Key Questions Answered
- •Market Concentration vs. Returns: S&P 500 concentration in 2025 matches 1965 levels, when AT&T, Kodak, GM, and Texaco dominated at ~40% combined weight. Those companies subsequently shrank or left the index entirely, yet the S&P 500 delivered strong long-term returns. Historical data shows no reliable relationship between index concentration levels and future market performance, making concentration alone an insufficient reason to abandon broad market exposure.
- •Cap-Weighting as Passive Price Discovery: A billion-dollar cap-weighted index purchase buys each stock proportional to its outstanding free-float supply, meaning the trade cannot mechanically inflate larger stocks relative to smaller ones. Current mega-cap weights reflect accumulated active investor consensus, not index fund buying pressure. Investors concerned about concentration are misidentifying the cause — active price-setters, not passive trackers, determine individual stock valuations.
- •Index Fund True Market Ownership: US equity index funds hold approximately 23% of total US market capitalization as of year-end 2024, not the commonly cited 50%. That 50% figure refers to the fund industry only. Researcher Marco Sammon's published Journal of Financial Economics paper estimates total passive ownership including non-fund strategies at roughly 33.5% using 2021 trading data, still well below majority control of market pricing.
- •Mid-Cap Concentration Surprise: Index funds hold their highest proportional ownership share in mid-cap stocks, not large caps. Mega-cap stocks are disproportionately held by individual investors and institutions via direct stock ownership rather than funds. This undermines the narrative that index funds are specifically inflating the largest companies, and suggests any ownership-concentration concern should focus on mid-caps, where virtually no public debate currently exists.
- •Index Fund Trading Volume is Minimal: Index mutual fund and ETF trading constitutes just over 1% of total daily US market trading volume, with active funds adding another 2%. Broker-dealers, market makers, and other participants drive the overwhelming majority of daily transactions. Market volatility and individual stock return dispersion — measured as the fraction of Russell 3000 stocks outperforming or underperforming the index by 10+ percentage points — have remained flat at roughly 70% despite decades of index fund growth.
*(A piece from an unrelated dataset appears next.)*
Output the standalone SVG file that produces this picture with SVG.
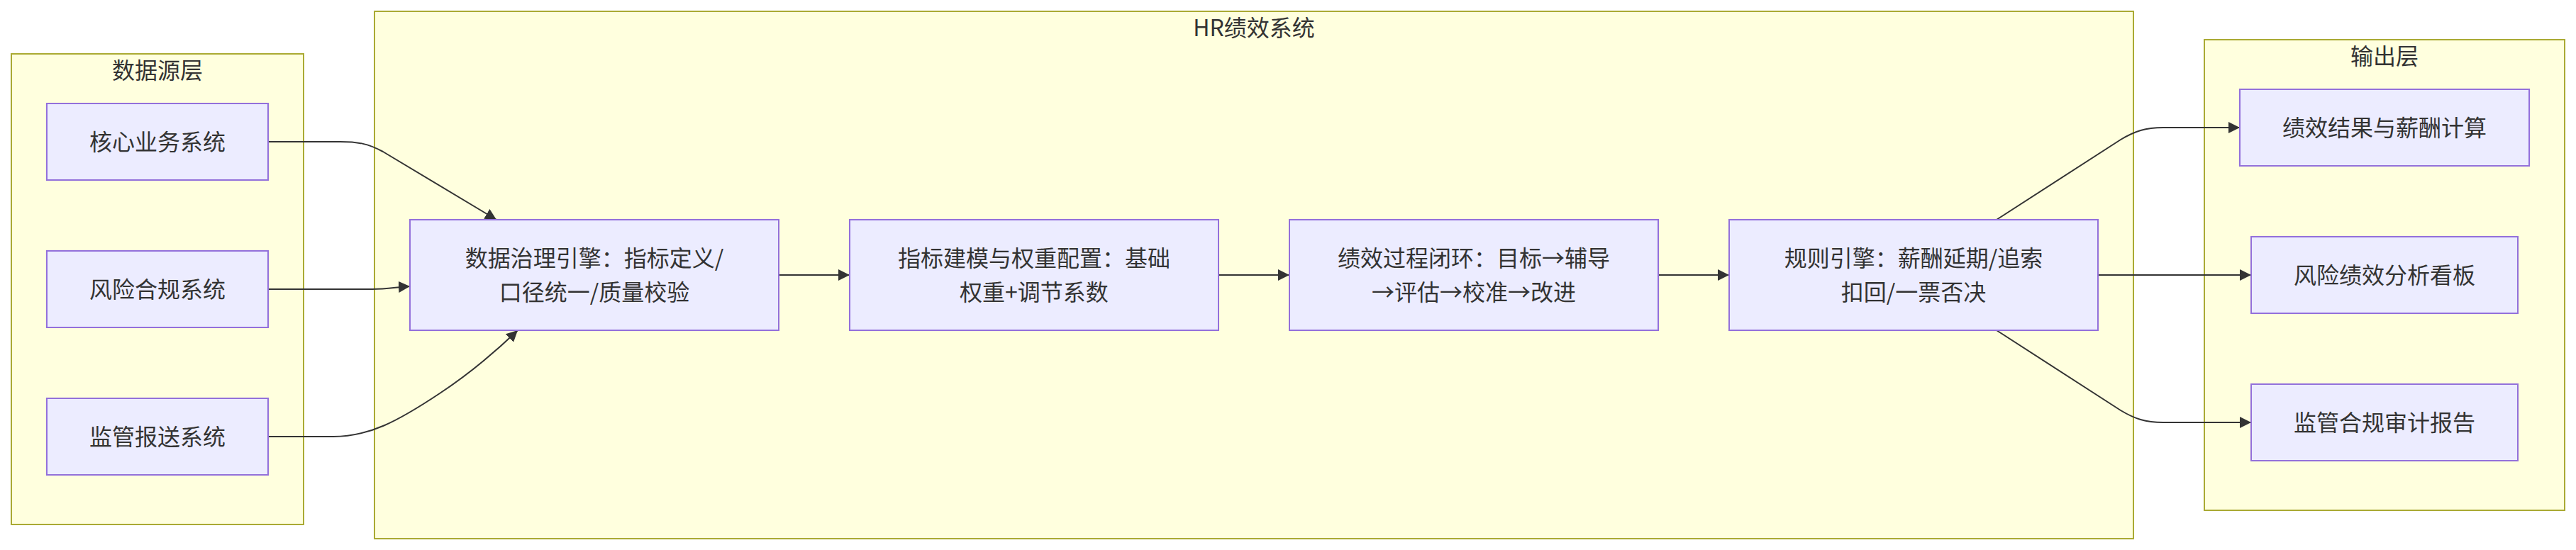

- •The "Passive" Label Misleads Portfolio Construction: Calling index investing "passive" conflates fund implementation with asset allocation decisions. An investor using a small-cap value index fund is actively deviating from total market exposure. Additionally, identical fund labels like "small cap value" can represent materially different portfolios depending on how the index provider defines size, value characteristics, and rebalancing frequency — requiring due diligence even within the index fund universe.
Notable Moment
Tim Edwards presented a thought experiment showing that S&P 500 index inclusion premiums — once 6–8% price bumps for newly added stocks — have collapsed to roughly two basis points today. The cause: S&P shifted to announcing changes in advance, creating competitive arbitrage that eliminated the premium and simultaneously improved liquidity for index-tracking funds.